А у самой глаза все больше и больше выцветают под серым налетом суеверного ужаса. Так мы ее и оставили, в предчувствии нового припадка и в молчаливой, но твердой вере в свою порчу. Повстречали Виктора: едет зверь зверем на сенном возу. Скатился на землю.
— Что, господа, слыхали наши дела хорошие? Я, Василь Пантелеич, теперь в одной надежде — переломать подлецу Артему ноги колом.
— А я, Виктор Галактионыч, посоветую тебе — не горячись. Изуродовать человека и попасть за это в острог недолго. Я было думал, что ты, как парень грамотный, бывалый, не веришь пустякам. Но уж если и ты поддаешься этой дури, постарайся покончить дело миром, без насилия. Если ты считаешь Артема способным посадить болезнь в женщину, то он должен уметь и снять ее обратно. Поговори с ним.

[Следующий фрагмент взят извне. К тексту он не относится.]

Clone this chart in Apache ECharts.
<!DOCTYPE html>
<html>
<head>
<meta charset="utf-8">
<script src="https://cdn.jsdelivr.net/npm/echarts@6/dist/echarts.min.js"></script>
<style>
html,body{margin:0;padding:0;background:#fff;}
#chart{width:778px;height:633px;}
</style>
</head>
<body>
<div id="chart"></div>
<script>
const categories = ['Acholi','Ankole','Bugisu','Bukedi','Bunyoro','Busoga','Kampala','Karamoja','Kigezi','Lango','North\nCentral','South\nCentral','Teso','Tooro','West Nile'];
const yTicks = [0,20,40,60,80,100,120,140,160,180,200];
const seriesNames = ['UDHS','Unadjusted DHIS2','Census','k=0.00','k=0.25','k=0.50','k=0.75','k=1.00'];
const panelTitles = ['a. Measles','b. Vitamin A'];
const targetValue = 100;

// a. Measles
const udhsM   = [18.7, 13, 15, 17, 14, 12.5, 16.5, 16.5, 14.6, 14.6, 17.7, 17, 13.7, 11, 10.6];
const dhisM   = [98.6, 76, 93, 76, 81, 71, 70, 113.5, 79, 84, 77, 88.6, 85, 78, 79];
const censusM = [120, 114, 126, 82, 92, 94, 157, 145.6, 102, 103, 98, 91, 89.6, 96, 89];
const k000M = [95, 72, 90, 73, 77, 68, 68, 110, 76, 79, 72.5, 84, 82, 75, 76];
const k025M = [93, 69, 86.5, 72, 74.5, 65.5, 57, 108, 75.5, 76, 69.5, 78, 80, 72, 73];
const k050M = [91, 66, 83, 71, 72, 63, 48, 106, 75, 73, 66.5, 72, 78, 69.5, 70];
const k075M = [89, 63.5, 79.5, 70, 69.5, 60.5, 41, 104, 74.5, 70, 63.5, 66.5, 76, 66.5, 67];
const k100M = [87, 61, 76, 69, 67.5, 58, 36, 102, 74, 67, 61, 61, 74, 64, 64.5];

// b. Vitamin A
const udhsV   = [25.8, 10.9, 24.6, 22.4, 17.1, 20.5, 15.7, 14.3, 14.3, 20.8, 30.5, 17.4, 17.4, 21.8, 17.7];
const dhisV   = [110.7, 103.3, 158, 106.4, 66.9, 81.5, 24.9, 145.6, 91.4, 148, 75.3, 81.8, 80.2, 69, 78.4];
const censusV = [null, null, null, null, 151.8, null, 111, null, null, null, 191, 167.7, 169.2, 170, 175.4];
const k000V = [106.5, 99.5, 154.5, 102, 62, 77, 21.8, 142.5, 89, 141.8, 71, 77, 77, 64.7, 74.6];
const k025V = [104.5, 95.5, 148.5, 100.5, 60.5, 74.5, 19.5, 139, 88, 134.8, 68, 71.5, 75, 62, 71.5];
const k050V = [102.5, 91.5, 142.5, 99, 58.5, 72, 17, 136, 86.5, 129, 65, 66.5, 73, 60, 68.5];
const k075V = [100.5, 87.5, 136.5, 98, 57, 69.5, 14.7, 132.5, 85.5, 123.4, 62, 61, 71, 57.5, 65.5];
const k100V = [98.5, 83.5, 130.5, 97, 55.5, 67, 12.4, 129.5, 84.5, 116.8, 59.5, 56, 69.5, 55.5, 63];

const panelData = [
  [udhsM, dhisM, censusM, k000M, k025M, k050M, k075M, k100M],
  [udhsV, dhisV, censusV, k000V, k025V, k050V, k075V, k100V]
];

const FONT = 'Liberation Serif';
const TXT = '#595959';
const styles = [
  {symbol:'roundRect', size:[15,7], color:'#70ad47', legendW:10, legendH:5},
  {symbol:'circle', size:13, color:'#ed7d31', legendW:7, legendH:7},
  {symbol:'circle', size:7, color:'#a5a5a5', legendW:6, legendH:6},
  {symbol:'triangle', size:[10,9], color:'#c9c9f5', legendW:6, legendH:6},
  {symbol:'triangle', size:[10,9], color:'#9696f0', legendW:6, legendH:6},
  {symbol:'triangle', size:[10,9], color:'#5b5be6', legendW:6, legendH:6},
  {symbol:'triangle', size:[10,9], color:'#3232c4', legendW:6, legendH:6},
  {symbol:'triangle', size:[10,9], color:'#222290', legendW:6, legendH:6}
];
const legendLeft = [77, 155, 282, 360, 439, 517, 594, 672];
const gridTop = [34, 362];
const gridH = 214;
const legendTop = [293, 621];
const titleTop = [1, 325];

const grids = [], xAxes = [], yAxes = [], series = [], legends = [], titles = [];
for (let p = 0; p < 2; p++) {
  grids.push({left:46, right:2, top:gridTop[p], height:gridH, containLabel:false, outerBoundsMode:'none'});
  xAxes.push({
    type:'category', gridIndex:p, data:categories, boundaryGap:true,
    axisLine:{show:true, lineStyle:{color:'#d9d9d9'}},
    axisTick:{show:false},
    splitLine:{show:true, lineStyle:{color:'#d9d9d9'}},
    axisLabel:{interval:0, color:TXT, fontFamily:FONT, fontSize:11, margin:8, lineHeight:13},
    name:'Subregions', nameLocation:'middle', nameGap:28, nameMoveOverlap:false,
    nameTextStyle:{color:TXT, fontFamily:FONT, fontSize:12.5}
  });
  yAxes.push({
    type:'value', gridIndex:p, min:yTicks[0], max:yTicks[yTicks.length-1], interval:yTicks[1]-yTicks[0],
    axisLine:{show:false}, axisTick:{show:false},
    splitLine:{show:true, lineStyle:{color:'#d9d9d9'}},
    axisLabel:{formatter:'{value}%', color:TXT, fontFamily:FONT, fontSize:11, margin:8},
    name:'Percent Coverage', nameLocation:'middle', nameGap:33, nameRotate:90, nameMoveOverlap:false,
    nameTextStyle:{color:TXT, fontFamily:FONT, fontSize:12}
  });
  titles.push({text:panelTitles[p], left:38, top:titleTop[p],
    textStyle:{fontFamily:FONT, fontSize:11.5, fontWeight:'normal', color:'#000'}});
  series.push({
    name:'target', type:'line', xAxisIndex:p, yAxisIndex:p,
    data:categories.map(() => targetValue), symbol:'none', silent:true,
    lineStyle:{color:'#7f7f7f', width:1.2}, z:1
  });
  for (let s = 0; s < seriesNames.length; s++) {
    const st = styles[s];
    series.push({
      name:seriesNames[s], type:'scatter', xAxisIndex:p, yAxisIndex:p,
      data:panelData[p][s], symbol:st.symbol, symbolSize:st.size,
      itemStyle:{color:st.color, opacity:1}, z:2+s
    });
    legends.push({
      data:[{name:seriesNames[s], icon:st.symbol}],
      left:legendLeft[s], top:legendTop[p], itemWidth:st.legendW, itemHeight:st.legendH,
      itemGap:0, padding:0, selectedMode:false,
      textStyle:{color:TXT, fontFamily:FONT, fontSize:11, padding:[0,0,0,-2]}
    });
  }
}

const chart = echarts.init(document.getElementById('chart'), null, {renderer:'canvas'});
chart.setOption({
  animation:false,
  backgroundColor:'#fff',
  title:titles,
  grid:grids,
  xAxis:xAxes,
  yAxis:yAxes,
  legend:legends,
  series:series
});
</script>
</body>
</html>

— Барин хороший! как я буду с ним говорить, коли у меня сердце кипит? Я было уже искал его сегодня… с колом-то… Догадлив, треклятый: ударился в лес, будто за дровами… Да нет, брат, шалишь! у нас не отбегаешься! найдем! Девок портить… это что же такое?

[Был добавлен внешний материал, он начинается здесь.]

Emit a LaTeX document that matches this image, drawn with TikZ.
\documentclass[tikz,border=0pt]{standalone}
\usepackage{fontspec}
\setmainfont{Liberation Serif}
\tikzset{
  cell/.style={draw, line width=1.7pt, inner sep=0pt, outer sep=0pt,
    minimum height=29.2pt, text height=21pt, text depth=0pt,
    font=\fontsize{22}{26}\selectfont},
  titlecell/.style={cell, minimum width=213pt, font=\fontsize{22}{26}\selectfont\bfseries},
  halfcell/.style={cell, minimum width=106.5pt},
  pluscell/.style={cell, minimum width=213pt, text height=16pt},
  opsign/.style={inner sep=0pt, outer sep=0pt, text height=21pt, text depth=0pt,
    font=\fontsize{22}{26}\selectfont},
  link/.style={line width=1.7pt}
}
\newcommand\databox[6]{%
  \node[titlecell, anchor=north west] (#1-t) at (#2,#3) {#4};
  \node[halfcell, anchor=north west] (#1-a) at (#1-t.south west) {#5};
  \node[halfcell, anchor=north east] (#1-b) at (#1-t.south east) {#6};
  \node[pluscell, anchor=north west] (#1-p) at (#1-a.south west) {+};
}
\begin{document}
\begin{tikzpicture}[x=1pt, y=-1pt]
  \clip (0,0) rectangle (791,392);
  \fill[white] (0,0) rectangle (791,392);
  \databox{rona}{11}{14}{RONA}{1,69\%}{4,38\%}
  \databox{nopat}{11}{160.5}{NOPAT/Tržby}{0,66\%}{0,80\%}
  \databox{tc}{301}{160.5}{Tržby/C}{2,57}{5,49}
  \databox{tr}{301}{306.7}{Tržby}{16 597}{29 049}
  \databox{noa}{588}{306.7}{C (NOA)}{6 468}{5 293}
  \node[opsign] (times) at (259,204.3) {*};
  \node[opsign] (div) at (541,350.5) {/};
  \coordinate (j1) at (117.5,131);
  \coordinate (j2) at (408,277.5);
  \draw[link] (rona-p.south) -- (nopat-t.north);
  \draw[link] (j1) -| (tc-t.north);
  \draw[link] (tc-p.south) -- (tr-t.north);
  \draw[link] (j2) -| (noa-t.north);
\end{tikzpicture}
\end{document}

— Ну, если ты не можешь спокойно перетолковать с ним, давай, я поговорю.
— Благодарствуйте, — подумав, сказал Виктор. — Известно: вас он лучше послушает. А ваша, Василь Пантелеич, правда: хоть мы много обижены, худой мир лучше доброй ссоры. Если ему, собаке, надо сорвать с нас денег, вы, барин, обещайте, не скупитесь: тятенька для Левантины не пожалеет…
— Хорошо… Хотя — вместо денег, не пообещать ли ему лучше урядника?

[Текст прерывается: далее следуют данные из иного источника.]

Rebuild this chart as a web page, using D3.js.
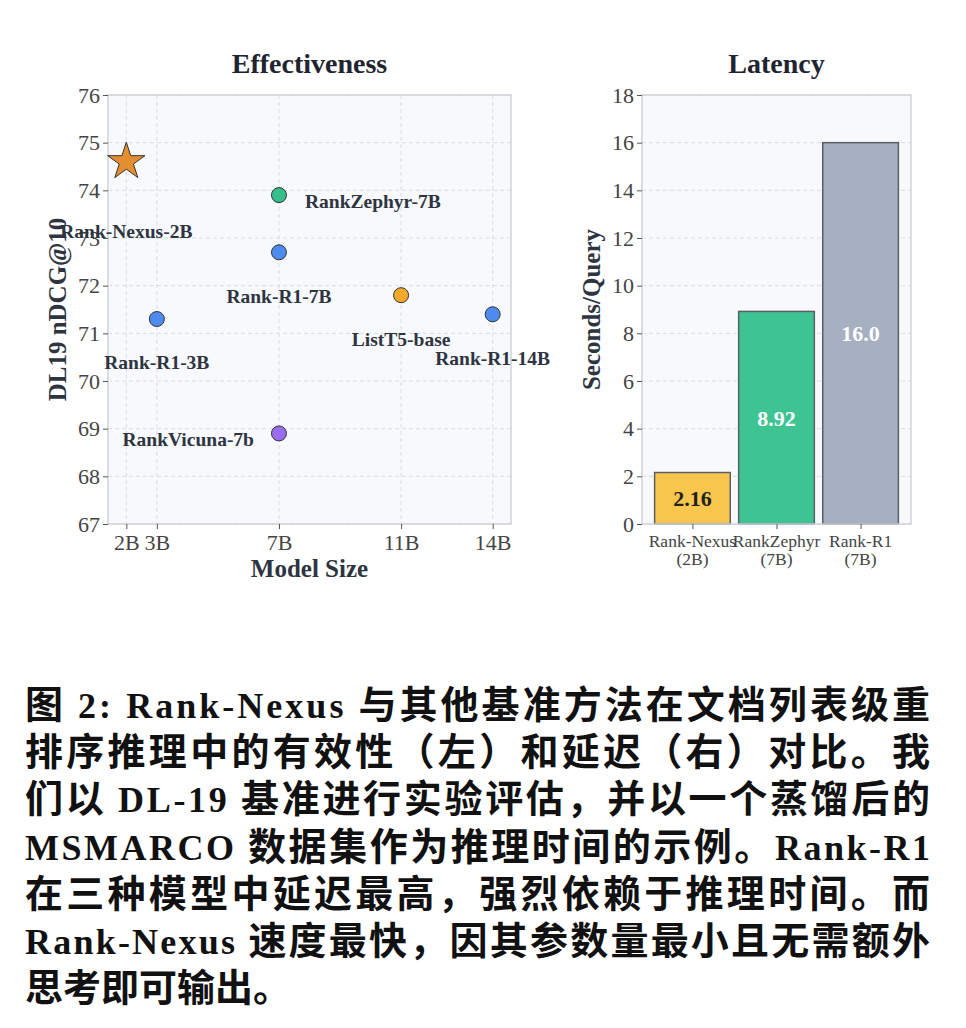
<!DOCTYPE html>
<html>
<head>
<meta charset="utf-8">
<script src="https://cdn.jsdelivr.net/npm/d3@7"></script>
<style>
  body { margin: 0; background: #fff; }
  svg text { font-family: "Liberation Serif", "Noto Sans CJK SC", serif; }
</style>
</head>
<body>
<svg id="canvas" width="966" height="1028"></svg>
<script>
// effectiveness data
let modelNames = ['Rank-Nexus-2B', 'RankZephyr-7B', 'Rank-R1-7B', 'ListT5-base', 'Rank-R1-14B', 'Rank-R1-3B', 'RankVicuna-7b']
let modelSizes = [2, 7, 7, 11, 14, 3, 7]
let ndcgScores = [74.6, 73.9, 72.7, 71.8, 71.4, 71.3, 68.9]
let pointColors = ['#e38f2f', '#36bf8c', '#4d8bef', '#f6a92a', '#4d8bef', '#4d8bef', '#9a6cf0']
let sizeTicks = [2, 3, 7, 11, 14]
let sizeTickLabels = ['2B', '3B', '7B', '11B', '14B']
let ndcgTicks = [67, 68, 69, 70, 71, 72, 73, 74, 75, 76]

// latency data
let latencyModels = [['Rank-Nexus', '(2B)'], ['RankZephyr', '(7B)'], ['Rank-R1', '(7B)']]
let latencyValues = [2.16, 8.92, 16.0]
let latencyLabels = ['2.16', '8.92', '16.0']
let barColors = ['#f8c64c', '#3ec493', '#a6b0c0']
let latencyTicks = [0, 2, 4, 6, 8, 10, 12, 14, 16, 18]

let captionLines = [
    '图 2: Rank-Nexus 与其他基准方法在文档列表级重',
    '排序推理中的有效性（左）和延迟（右）对比。我',
    '们以 DL-19 基准进行实验评估，并以一个蒸馏后的',
    'MSMARCO 数据集作为推理时间的示例。Rank-R1',
    '在三种模型中延迟最高，强烈依赖于推理时间。而',
    'Rank-Nexus 速度最快，因其参数量最小且无需额外',
    '思考即可输出。'
]

let svg = d3.select('#canvas')
let textColor = '#2e3440'
let tickColor = '#444'

// label placement: [dx, dy, anchor]
let labelPlace = [[0, 76, 'middle'], [26, 13, 'start'], [0, 51, 'middle'], [0, 51, 'middle'],
                  [0, 51, 'middle'], [0, 50, 'middle'], [-25, 13, 'end']]

let styleAxis = (a) => {
    a.select('.domain').remove()
    a.selectAll('line').attr('stroke', '#555')
    a.selectAll('text').attr('font-size', 22).attr('fill', tickColor)
     .style('font-family', '"Liberation Serif", serif')
}

let drawScatter = () => {
    let left = 108, right = 511, top = 95, bottom = 524
    let x = d3.scaleLinear().domain([1.4, 14.6]).range([left, right])
    let y = d3.scaleLinear().domain([67, 76]).range([bottom, top])
    let g = svg.append('g')

    g.append('rect').attr('x', left).attr('y', top).attr('width', right - left).attr('height', bottom - top)
     .attr('fill', '#f7f9fc')

    // grid
    g.selectAll('.vgrid').data(sizeTicks).enter().append('line')
     .attr('x1', d => x(d)).attr('x2', d => x(d)).attr('y1', top).attr('y2', bottom)
     .attr('stroke', '#d6d9e0').attr('stroke-dasharray', '4,3').attr('stroke-width', 0.9)
    g.selectAll('.hgrid').data(ndcgTicks).enter().append('line')
     .attr('x1', left).attr('x2', right).attr('y1', d => y(d)).attr('y2', d => y(d))
     .attr('stroke', '#d6d9e0').attr('stroke-dasharray', '4,3').attr('stroke-width', 0.9)

    g.append('rect').attr('x', left).attr('y', top).attr('width', right - left).attr('height', bottom - top)
     .attr('fill', 'none').attr('stroke', '#cfd2d8').attr('stroke-width', 1.5)

    let xAxis = g.append('g').attr('transform', `translate(0,${bottom})`)
     .call(d3.axisBottom(x).tickValues(sizeTicks).tickFormat((d, i) => sizeTickLabels[i]).tickSize(5).tickPadding(5))
    let yAxis = g.append('g').attr('transform', `translate(${left},0)`)
     .call(d3.axisLeft(y).tickValues(ndcgTicks).tickSize(5).tickPadding(3))
    styleAxis(xAxis)
    styleAxis(yAxis)

    // points
    modelNames.forEach((name, i) => {
        let px = x(modelSizes[i]), py = y(ndcgScores[i])
        if (i === 0) {
            g.append('path').attr('d', d3.symbol(d3.symbolStar, 430)())
             .attr('transform', `translate(${px},${py})`)
             .attr('fill', pointColors[i]).attr('stroke', '#333').attr('stroke-width', 1)
        } else {
            g.append('circle').attr('cx', px).attr('cy', py).attr('r', 7.5)
             .attr('fill', pointColors[i]).attr('stroke', '#333').attr('stroke-width', 1)
        }
        let p = labelPlace[i]
        g.append('text').attr('x', px + p[0]).attr('y', py + p[1]).attr('text-anchor', p[2])
         .attr('font-size', 19.5).attr('font-weight', 'bold').attr('fill', textColor).text(name)
    })

    svg.append('text').attr('x', (left + right) / 2).attr('y', 73).attr('text-anchor', 'middle')
       .attr('font-size', 28).attr('font-weight', 'bold').attr('fill', '#1f2430').text('Effectiveness')
    svg.append('text').attr('x', (left + right) / 2).attr('y', 577).attr('text-anchor', 'middle')
       .attr('font-size', 25).attr('font-weight', 'bold').attr('fill', textColor).text('Model Size')
    svg.append('text').attr('transform', `translate(66,${(top + bottom) / 2}) rotate(-90)`)
       .attr('text-anchor', 'middle').attr('font-size', 25).attr('font-weight', 'bold')
       .attr('fill', textColor).text('DL19 nDCG@10')
}

let drawBars = () => {
    let left = 642, right = 911, top = 95, bottom = 524
    let x = d3.scaleLinear().domain([-0.6, 2.6]).range([left, right])
    let y = d3.scaleLinear().domain([0, 18]).range([bottom, top])
    let g = svg.append('g')

    g.append('rect').attr('x', left).attr('y', top).attr('width', right - left).attr('height', bottom - top)
     .attr('fill', '#f7f9fc')
    g.selectAll('.hgrid').data(latencyTicks).enter().append('line')
     .attr('x1', left).attr('x2', right).attr('y1', d => y(d)).attr('y2', d => y(d))
     .attr('stroke', '#d6d9e0').attr('stroke-dasharray', '4,3').attr('stroke-width', 0.9)

    g.selectAll('.bar').data(latencyValues).enter().append('rect')
     .attr('x', (d, i) => x(i - 0.45)).attr('width', x(0.45) - x(-0.45))
     .attr('y', d => y(d)).attr('height', d => bottom - y(d))
     .attr('fill', (d, i) => barColors[i]).attr('stroke', '#5a5f66').attr('stroke-width', 1.5)

    g.selectAll('.val').data(latencyValues).enter().append('text')
     .attr('x', (d, i) => x(i)).attr('y', d => (y(d) + bottom) / 2 + 8)
     .attr('text-anchor', 'middle').attr('font-size', 22).attr('font-weight', 'bold')
     .attr('fill', (d, i) => i === 0 ? '#222' : '#fff').text((d, i) => latencyLabels[i])

    g.append('rect').attr('x', left).attr('y', top).attr('width', right - left).attr('height', bottom - top)
     .attr('fill', 'none').attr('stroke', '#cfd2d8').attr('stroke-width', 1.5)

    let yAxis = g.append('g').attr('transform', `translate(${left},0)`)
     .call(d3.axisLeft(y).tickValues(latencyTicks).tickSize(5).tickPadding(3))
    styleAxis(yAxis)

    let xAxis = g.append('g').attr('transform', `translate(0,${bottom})`)
     .call(d3.axisBottom(x).tickValues([0, 1, 2]).tickFormat('').tickSize(5))
    styleAxis(xAxis)
    latencyModels.forEach((lines, i) => {
        lines.forEach((t, j) => {
            g.append('text').attr('x', x(i)).attr('y', bottom + 23 + j * 18).attr('text-anchor', 'middle')
             .attr('font-size', 17.5).attr('fill', tickColor).text(t)
        })
    })

    svg.append('text').attr('x', (left + right) / 2).attr('y', 73).attr('text-anchor', 'middle')
       .attr('font-size', 28).attr('font-weight', 'bold').attr('fill', '#1f2430').text('Latency')
    svg.append('text').attr('transform', `translate(600,${(top + bottom) / 2}) rotate(-90)`)
       .attr('text-anchor', 'middle').attr('font-size', 25).attr('font-weight', 'bold')
       .attr('fill', textColor).text('Seconds/Query')
}

let drawCaption = () => {
    captionLines.forEach((line, i) => {
        let t = svg.append('text').attr('x', 25).attr('y', 718 + i * 47.2)
           .attr('font-weight', 'bold').attr('fill', '#111')
        // CJK runs a bit larger than latin runs
        let runs = line.match(/[\u3000-\u9fff\uff00-\uffef]+|[^\u3000-\u9fff\uff00-\uffef]+/g)
        runs.forEach(r => {
            let cjk = /[\u3000-\u9fff\uff00-\uffef]/.test(r)
            t.append('tspan').attr('font-size', cjk ? 38 : 36)
             .style('font-family', cjk ? '"Noto Sans CJK SC", sans-serif' : '"Liberation Serif", serif')
             .text(r)
        })
        if (i < captionLines.length - 1) {
            t.attr('textLength', 905).attr('lengthAdjust', 'spacing')
        }
    })
}

drawScatter()
drawBars()
drawCaption()
</script>
</body>
</html>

— Урядником ли, за деньги ли — только, чтобы он нашу девку освободил. А не то — не быть ему, смердюку, живу. Так и скажите. Я, брат, шутков-то не очень уважаю.
— Ишь какой Валентин своей собственной Маргариты![19] — засмеялся Мерезов, провожая Виктора глазами. — Ты посмотри, как он сидит на возу: даже в спине чувствуется угроза. Конечно, я говорил очень благоразумно, но, сказать откровенно, было бы превесело стравить его с Артемкою.
— Черт знает что лезет тебе в голову, Василий Пантелеич! Убийства захотелось!
Мерезов покраснел.
— И представь: совершенно искренно, — проворчал он, — Вот оно, одичание-то. У людей горе, а ты пуще всего боишься, чтобы оно не разошлось пустяками и не пропал для тебя трагический анекдот.